From then some ministers were exercising part-time chaplaincies in hospitals as part of their parish duties. In 1945 the National Council of Churches Executive discussed the possibility of full-time qualified chaplains working with the staff of government "mental hospitals".
The first meeting of a Clinical Pastoral Training Committee was held in 1958.
The first NZ hospital chaplains conference was held in 1964 when 49 chaplains from both the National Council of Churches and the Roman Catholic Church came together.
On the 6th of March 1972 the government under Prime Minister Sir John Marshall, with Mr Lance Adams-Schneider as Minister of Health, agreed to share with the Churches in funding a national Hospital Chaplaincy Service in the public health system. A requirement was that the then National Council of Churches and the Catholic Bishops Conference work together in an "Inter-Church Advisory Committee on Hospital Chaplaincy" (ICAC) alongside the Department of Health to run the Hospital Chaplaincy Service. The Department of Health increased its contribution yearly until it reached 50% of the cost of the Hospital Chaplaincy Service of 55 Full-Time Equivalent (FTE) chaplains in 1975. This arrangement was to "regularise and fund professional pastoral care" in public hospitals "for adherents of all belief systems".
The ICAC worked with the Department of Health to: a) distribute Government subsidy money, b) monitor and harmonize standards of training, accreditation and pastoral care services in hospitals and c) foster the development of ecumenical rather than denominational chaplaincies. The ICAC also established local ecumenical chaplaincy committees which included a representative of the local hospital, to be involved in local funding, appointments, support and welfare of chaplaincies. This arrangement continues to today.
Over time the population increased (by 1 million between 1970 -2000) and changed becoming multi cultural, multi ethnic, multi faith. In the last three decades new chaplaincies in Forensic, Maori, Pacific Island & Community Health have been developed with stipended chaplaincy positions peaking in 1991 at 75 full time equivalent positions.
Over the years as its duties and responsibilities increased, the Advisory Council became the Interchurch Council for Hospital Chaplaincy (ICHC). The ICHC was incorporated as a Charitable Trust in 1996 when it became clear that it needed a legal status, as legislative changes required it to assume "employer" and other "contractual" responsibilities.
Today the ICHC Trust Board contracts with the government to provide the Hospital Chaplaincy Services in 48 public hospitals from Kaitaia to Invercargill. There are currently 88 Chaplains serving in 57 full time equivalent positions and supervising 320 voluntary Chaplaincy Assistants. A new 5 year contract between ICHC and the Ministry of Health was signed in August 2008 which has brought the government’s contribution back to 50% of the total cost of the service nationally.

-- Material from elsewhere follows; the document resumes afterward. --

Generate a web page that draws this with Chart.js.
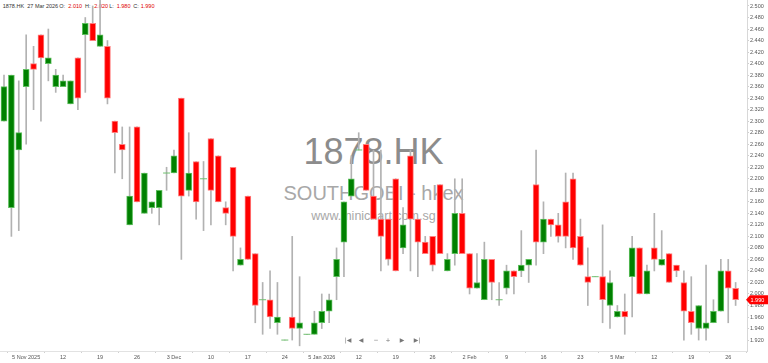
<!DOCTYPE html>
<html>
<head>
<meta charset="utf-8">
<script src="https://cdn.jsdelivr.net/npm/chart.js@4.4.1/dist/chart.umd.min.js"></script>
<style>
html,body{margin:0;padding:0;background:#fff;}
#wrap{position:relative;width:768px;height:363px;overflow:hidden;font-family:"Liberation Sans",Arial,sans-serif;}
#wm{position:absolute;left:0;top:0;width:747px;height:351px;z-index:0;}
#wm div{position:absolute;left:0;width:747px;text-align:center;white-space:nowrap;}
#hdr{position:absolute;left:0;top:0;z-index:0;font-size:5.5px;line-height:5.5px;color:#333;}
#hdr span{position:absolute;top:4.3px;white-space:nowrap;}
#hdr .v{color:#e00000;}
#c{position:absolute;left:0;top:0;z-index:1;}
#nav{position:absolute;top:337px;left:0;z-index:2;font-family:"DejaVu Sans",sans-serif;font-size:6px;line-height:6px;color:#777;}
#nav span{position:absolute;transform:translateX(-50%);white-space:nowrap;}
</style>
</head>
<body>
<div id="wrap">
  <div id="wm">
    <div style="top:134px;font-size:36px;line-height:36px;color:#8c8c8c;">1878.HK</div>
    <div style="top:183px;font-size:20px;line-height:20px;color:#a8a8a8;">SOUTHGOBI - hkex</div>
    <div style="top:210px;font-size:12.5px;line-height:12.5px;color:#a8a8a8;">www.minichart.com.sg</div>
  </div>
  <div id="hdr"></div>
  <canvas id="c" width="768" height="363" style="width:768px;height:363px;"></canvas>
  <div id="nav">
    <span style="left:348px;">|◀</span>
    <span style="left:361px;">◀</span>
    <span style="left:376px;">−</span>
    <span style="left:388px;">+</span>
    <span style="left:402px;">▶</span>
    <span style="left:417px;">▶|</span>
  </div>
</div>
<script>
const symbol = "1878.HK";
const lastDate = "27 Mar 2026";
const opens = [2.30,2.15,2.25,2.36,2.40,2.45,2.40,2.36,2.36,2.33,
  2.41,2.45,2.47,2.43,2.43,2.30,2.26,2.12,2.29,2.14,
  2.15,2.15,2.21,2.21,2.34,2.18,2.23,2.20,2.27,2.24,
  2.15,2.22,2.05,2.17,2.07,1.99,1.99,1.95,1.92,1.96,
  1.94,1.93,1.93,1.95,1.97,2.03,2.09,2.17,2.25,2.26,
  2.17,2.13,2.13,2.20,2.08,2.24,2.13,2.09,2.10,2.19,
  2.04,2.07,2.14,2.07,2.01,1.99,2.06,1.99,2.01,2.04,
  2.04,2.05,2.19,2.09,2.13,2.12,2.16,2.20,2.10,2.03,
  2.03,2.03,1.98,1.96,1.97,2.03,2.08,2.00,2.08,2.05,
  2.07,2.05,2.02,1.97,1.94,1.94,1.95,1.97,2.04,2.01];
const highs = [2.38,2.38,2.37,2.45,2.43,2.45,2.46,2.39,2.38,2.37,
  2.41,2.48,2.50,2.51,2.44,2.30,2.29,2.29,2.29,2.21,
  2.16,2.18,2.22,2.25,2.34,2.28,2.23,2.23,2.27,2.24,
  2.16,2.22,2.08,2.17,2.07,2.02,2.04,2.02,1.92,2.10,
  2.03,1.93,1.97,2.00,2.00,2.08,2.16,2.24,2.28,2.26,
  2.25,2.25,2.13,2.20,2.15,2.25,2.13,2.10,2.10,2.19,
  2.07,2.20,2.20,2.07,2.07,2.09,2.06,2.02,2.05,2.04,
  2.11,2.06,2.25,2.16,2.13,2.14,2.21,2.21,2.13,2.08,
  2.03,2.12,2.04,1.98,2.00,2.10,2.08,2.05,2.14,2.11,
  2.07,2.05,2.04,2.03,1.98,2.05,1.99,2.06,2.06,2.02];
const lows = [2.30,2.10,2.11,2.26,2.32,2.30,2.37,2.35,2.36,2.33,
  2.32,2.35,2.44,2.43,2.33,2.21,2.20,2.12,2.16,2.14,
  2.14,2.12,2.18,2.21,2.06,2.17,2.13,2.11,2.12,2.16,
  2.12,2.04,2.05,2.06,1.95,1.93,1.94,1.93,1.92,1.92,
  1.91,1.93,1.93,1.94,1.95,1.99,2.03,2.17,2.25,2.18,
  2.13,2.04,2.05,2.04,2.07,2.04,2.03,2.07,2.04,2.07,
  2.04,2.05,2.07,2.00,2.01,1.99,1.99,1.98,2.00,2.00,
  2.03,2.02,2.05,2.07,2.10,2.09,2.08,2.06,2.05,1.98,
  2.03,1.95,1.94,1.96,1.93,1.96,2.00,2.00,2.04,2.05,
  2.02,2.03,1.92,1.93,1.92,1.92,1.95,1.97,1.95,1.98];
const closes = [2.36,2.38,2.28,2.39,2.39,2.41,2.41,2.38,2.37,2.37,
  2.34,2.47,2.44,2.45,2.34,2.28,2.25,2.17,2.16,2.21,
  2.16,2.18,2.21,2.24,2.17,2.21,2.16,2.20,2.18,2.16,
  2.14,2.10,2.06,2.06,1.98,1.99,1.96,1.96,1.92,1.94,
  1.95,1.93,1.95,1.97,1.99,2.06,2.16,2.20,2.25,2.18,
  2.13,2.10,2.06,2.04,2.12,2.13,2.09,2.07,2.05,2.07,
  2.06,2.14,2.07,2.01,2.02,2.06,2.02,1.99,2.04,2.03,
  2.05,2.06,2.09,2.13,2.12,2.10,2.10,2.08,2.05,2.02,
  2.03,1.99,2.02,1.97,1.96,2.08,2.00,2.04,2.06,2.06,
  2.02,2.04,1.97,1.95,1.98,1.95,1.97,2.04,2.01,1.99];
const xTickIndex = [3,8,13,18,23,28,33,38,43,48,53,58,63,68,73,78,83,88,93,98];
const xTickLabels = ['5 Nov 2025','12','19','26','3 Dec','10','17','24','5 Jan 2026','12','19','26','2 Feb','9','16','23','5 Mar','12','19','26'];
const yTickMin = 1.92, yTickMax = 2.50, yTickStep = 0.02;

const FONT = '"Liberation Sans", Arial, sans-serif';
const n = closes.length;
const last = n - 1;

// header
(function(){
  const hdr = document.getElementById('hdr');
  const items = [
    [2.7, symbol, ''], [27.3, lastDate, ''],
    [59.3, 'O:', ''], [68.3, opens[last].toFixed(3), 'v'],
    [85, 'H:', ''], [94.3, highs[last].toFixed(3), 'v'],
    [109.3, 'L:', ''], [116.7, lows[last].toFixed(3), 'v'],
    [133.3, 'C:', ''], [140.7, closes[last].toFixed(3), 'v']
  ];
  items.forEach(([x, t, c]) => {
    const s = document.createElement('span');
    s.style.left = x + 'px';
    s.textContent = t;
    if (c) s.className = c;
    hdr.appendChild(s);
  });
})();

const UP = '#008000', UP_B = '#5fbf5f', DN = '#ff0000', DN_B = '#ff8080';
const wickData = [], bodyData = [], bodyBg = [], bodyBorder = [], dojiData = [];
for (let i = 0; i < n; i++) {
  wickData.push({x: i, y: [lows[i], highs[i]]});
  if (opens[i] === closes[i]) {
    dojiData.push({x: i, y: closes[i]});
  } else {
    bodyData.push({x: i, y: [opens[i], closes[i]]});
    const up = closes[i] > opens[i];
    bodyBg.push(up ? UP : DN);
    bodyBorder.push(up ? UP_B : DN_B);
  }
}

const priceTag = {
  id: 'priceTag',
  afterDraw(chart) {
    const ctx = chart.ctx;
    const y = chart.scales.y.getPixelForValue(closes[last]);
    const x0 = chart.chartArea.right;
    const col = closes[last] >= opens[last] ? UP : DN;
    ctx.save();
    ctx.fillStyle = col;
    ctx.beginPath();
    ctx.moveTo(x0 - 1, y);
    ctx.lineTo(x0 + 3, y - 4.5);
    ctx.lineTo(768, y - 4.5);
    ctx.lineTo(768, y + 4.5);
    ctx.lineTo(x0 + 3, y + 4.5);
    ctx.closePath();
    ctx.fill();
    ctx.fillStyle = '#fff';
    ctx.font = '5.5px ' + FONT;
    ctx.textBaseline = 'middle';
    ctx.textAlign = 'left';
    ctx.fillText(closes[last].toFixed(3), x0 + 3.5, y + 0.3);
    ctx.restore();
  }
};

new Chart(document.getElementById('c'), {
  data: {
    datasets: [
      {type: 'line', data: dojiData, showLine: false, pointStyle: 'line', pointRadius: 3.5,
       pointBorderColor: '#6fbf6f', pointBorderWidth: 1, order: 0},
      {type: 'bar', data: bodyData, backgroundColor: bodyBg, borderColor: bodyBorder,
       borderWidth: 1, borderSkipped: false, barThickness: 6, grouped: false, order: 1},
      {type: 'bar', data: wickData, backgroundColor: '#b2b2b2', borderWidth: 0,
       barThickness: 1, grouped: false, order: 2}
    ]
  },
  options: {
    responsive: false,
    animation: false,
    events: [],
    layout: {padding: 0, autoPadding: false},
    plugins: {legend: {display: false}, tooltip: {enabled: false}},
    scales: {
      x: {
        type: 'linear', position: 'bottom', min: -0.541, max: 100.54, offset: false,
        grid: {display: true, drawOnChartArea: false, drawTicks: true, tickLength: 2, color: '#cfcfcf'},
        border: {display: true, color: '#e2e2e2'},
        afterBuildTicks: s => { s.ticks = xTickIndex.map(v => ({value: v})); },
        afterFit: s => { s.height = 12; s.paddingLeft = 0; s.paddingRight = 0; },
        ticks: {autoSkip: false, maxRotation: 0, padding: 1, color: '#555',
          font: {size: 5.5, family: FONT},
          callback: (v, idx) => xTickLabels[idx]}
      },
      y: {
        type: 'linear', position: 'right', min: 1.9010, max: 2.5104,
        grid: {display: true, drawOnChartArea: false, drawTicks: true, tickLength: 2, color: '#cfcfcf'},
        border: {display: true, color: '#d8d8d8'},
        afterBuildTicks: s => {
          const t = [];
          for (let v = yTickMin; v <= yTickMax + 1e-9; v += yTickStep) t.push({value: Math.round(v * 1000) / 1000});
          s.ticks = t;
        },
        afterFit: s => { s.width = 21; s.paddingTop = 0; s.paddingBottom = 0; },
        ticks: {autoSkip: false, padding: 1, color: '#555',
          font: {size: 5.5, family: FONT},
          callback: v => Number(v).toFixed(3)}
      }
    }
  },
  plugins: [priceTag]
});
</script>
</body>
</html>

Chaplains are qualified in spiritual and pastoral care to minister to all patients, their families and hospital staff alongside other providers of spiritual care. As Christians they work under the ecclesiastical authority of their denomination or church.
A network of Local Chaplaincy Support Committees oversees and administers the work of the stipended hospital chaplains and their voluntary chaplaincy assistants.
Hospital Chaplaincy remains a very important service. It is necessary for the ICHC Trust Board and its Local Chaplaincy Support Committees, to seek the other 50% ($2.3 million) from the Churches and the wider community each year, if it is to maintain its service at its present level.